Certainly, some factors led us here, beyond the control of Trump’s sundowning feints at omnipotence. America’s defensive incapacity, for one, owes something to the “Fire and forget, baby!” ripshit mentality of the president and DUI hire Pete Hegseth, but it owes a lot more to a production chain outsourced to an ever smaller and more incestuous oligopoly, as well as a perennial source of magical thinking for leaders everywhere that technological status immunizes war to its costs.
This last mentality has been folded into decades of conservatives playing opportunistic aggro meathead about military policy. What began as gentlemanly red-baiting and homophobia about the Ivy League fancyboys who “lost” China is now basically just War by Marine Todd, a masculinized and desperately compensatory slice through the Gordian knot of everything you refuse to understand, because confusing things are gay. For every problem, if you’re not some kind of pussy, there’s a bullet as its solution. The war on Iran is what happens when you build the whole army out of an alloy of “one hit, bro, and they’re gonna go down” forged together with “if I’d been at Golgotha with my AR, none of the shit they did to Jesus woulda gone down like that.” It can’t effect changes in the real world, because all its missiles are sighted on the World of Imagination. The target can never be in reach, assuming a real one is ever chosen, besides a background assumption that Muslims dying is, on the whole, a safer option than their not dying.

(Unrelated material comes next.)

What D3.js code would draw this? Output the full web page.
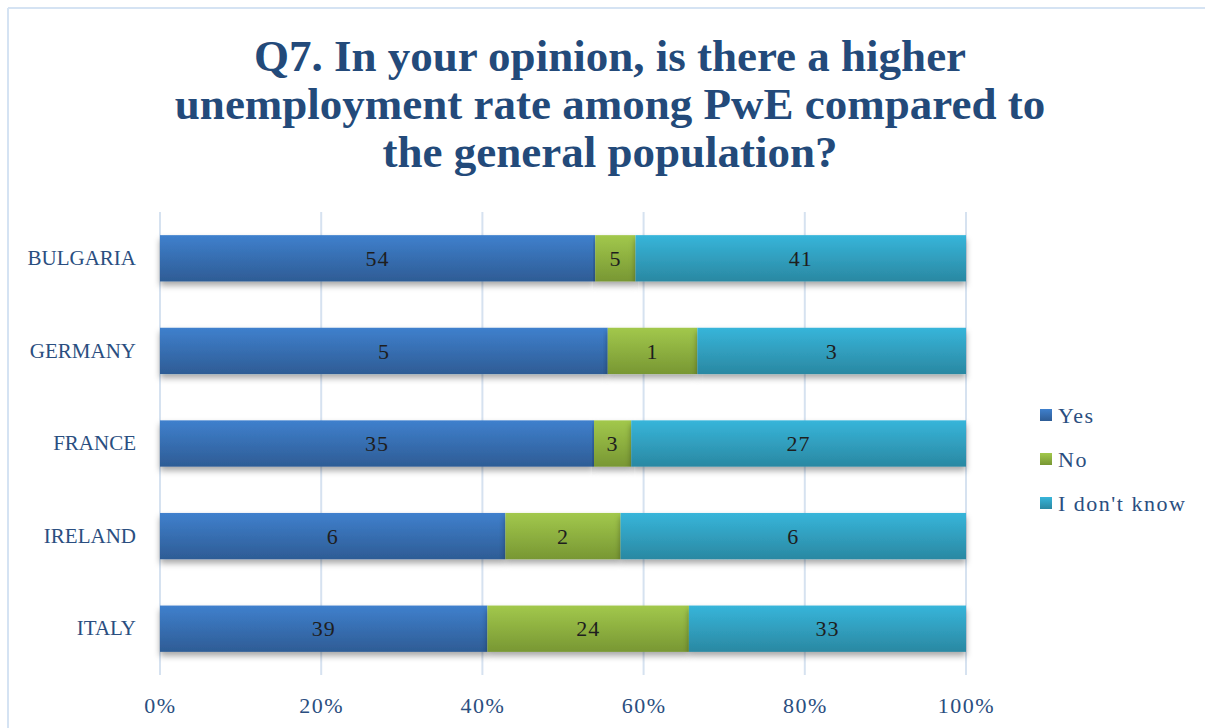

This is an August lineage, with many stops, but then ”Flowers for Algernon” is a 300-page book for a reason. Nixon and Kissinger undermined peace talks for a war they knew was unwinnable with a plan they didn’t have, except — you guessed it — more dominance, more bombing, more force and much less of these effeminate rules-based international orders. Their followers witnessed them committing any crime they wanted in service of that war, then blamed Democrats for stabbing them — and whole divisions of phantom abandoned POWs — in the back. After pursuing an arms race against phantom weapons with phantom weapons, we celebrate Ronald Reagan for bringing down the Soviet Union the same way that sometimes you can wait three days for something to arrive at your house free via Amazon Prime, or you can spend $500 to get it there this morning. Those in power on 9/11 knew the real culprit all along was Bill Clinton, just as the GOP knew Barack Obama’s following their escalation wish list cost us Iraq. They’ll tell it to you straight: Only Joe Biden could stop the nearly three full Republican presidential terms preceding him from winning the war in Afghanistan.
Against a backdrop of burning skies and broken children and graves dug out of ground covered in soot and dust, there is the world historic moral offense of Donald Trump as the make-believe solution for a make-believe crisis — the only salesman for a base fed 50-plus years of more rancid and violent make-believe. His failure is sui generis, as must any solution be, a bespoke lament configuration for the Trump id puzzle box. If anyone could decide that Donald Trump’s war simultaneously didn’t matter, was a tremendous victory, was a defeat authored by Democrats, was a total capitulation of those animal Iranians, was an honorable peace agreed to by a storied Persian people Donald Trump has frankly hearrrd ALOTTABOUT — it is Donald Trump. If anyone would believe him, it is his fans, and if any group would go along with it regardless, it is his party.
Things might finally be too far gone for that. Iran has no interest in ending American pain at the pump or sticker shock at the grocery. They couldn’t stop what’s coming anyway; no one can. Not the prices, not loss of status in the global economy, not the decades-long hobbling of American influence and force projection — it’s like knowing the earthquake registered and is already over, but the tsunami hasn’t reached shore yet. As with all else about Trump, he wants the majesty of theocratic monarchy and the simple satisfactions of death and maiming and emasculation and pleading, but none of the obligations.
Iran has no interest in ending American pain at the pump or sticker shock at the grocery.
Traditionally, wars of dynastic humiliation and territorial aggrandizement have ended with the losers doing something Donald Trump’s spent his life avoiding: paying the bill that comes due. Just as new glory flowed to the conqueror, the loser was obliged to make reparation in defeat. When loss became inevitable, the monarch did the honorable and nation-saving thing, sued for peace, formally acknowledged that his actions come at a cost, and paid it.
For once, Trump should pay for it himself, ideally with his literal person. He’s never prioritized consent before, so his should be immaterial. His value only increases with his resistance anyway. Unfortunately, his pet Supreme Court will probably bring the Eighth Amendment out of retirement for presidents. He still has everything to give.
A Republican Party serious about rescuing their midterm prospects, stock portfolios and the American 21st century has a lot of constitutional options at its disposal. It may not be able to hand over Trump and his rat-king of a family or some oceanfront in Gaza prime for condos that he just picked up, but it can take a war away from the idiot who keeps resetting the “Weeks Since the Dumbest Decision of Your Lifetime” count to zero. For a malignant narcissist and the strain of violent and deceitful malignancy of which he is the purest example, humiliation is an emasculating and total reparation — an end to a war with an imaginary pretext, at the expense of a clown who imagined himself a colossus who bestrode the Earth. For those of us in the real world, it’s the cheapest option left.